Le Code Middlenext indique dans des termes voisins que « chaque membre du Conseil doit respecter un véritable secret professionnel ». La Charte de Déontologie de l’IFA dispose en son article 6 que l’administrateur « s’engage personnellement à respecter la confidentialité totale des informations qu’il reçoit, des débats auxquels il participe et des décisions prises ». Les règlements intérieurs et chartes de l’administrateur adoptés par les conseils reprennent généralement ces points, de façon plus ou moins contraignante. La confidentialité est souvent liée aux questions de délits d’initiés, certains évoquant les « suites judiciaires » ou la « démission d’office » en cas de manquement.

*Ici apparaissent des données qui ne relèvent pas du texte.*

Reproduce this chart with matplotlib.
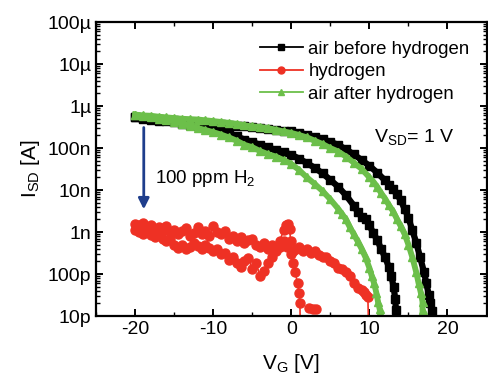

En effet, dans les sociétés cotées, l’obligation de discrétion des administrateurs est doublée par l’interdiction de « communiquer à un tiers en dehors du cadre normal de sa profession ou de ses fonctions » des informations privilégiées, interdiction assortie de sanctions pénales en vertu de l’article L 465-1 du Code Monétaire et Financier. L’article 622-2 du règlement général de l’AMF précise que cette interdiction s’applique aux administrateurs.
Par ailleurs, l’émetteur (personne morale) a, selon l’article 223-1 du Règlement général de l’AMF, une obligation de donner au public une information « exacte, précise et sincère », donc complète, et en particulier de porter « dès que possible » à la connaissance du public toute information privilégiée qui le concerne directement, en vertu de l’article 223-2. Ces exigences s’appliquent notamment à l’information donnée aux analystes financiers, en témoigne par exemple la décision de la Commission des sanctions du 10 décembre 2009. Ces obligations de divulgation s’appliquent aux « dirigeants » de l’émetteur selon l’article 221-1 du Règlement, terme cependant non défini, et qui pourrait être appliqué aux administrateurs.
Néanmoins la responsabilité pèse essentiellement sur le directeur général ou le président du directoire, seul habilité à représenter la société à l’égard des tiers en vertu respectivement des articles L 225-56-I et L 225-59 du Code de Commerce.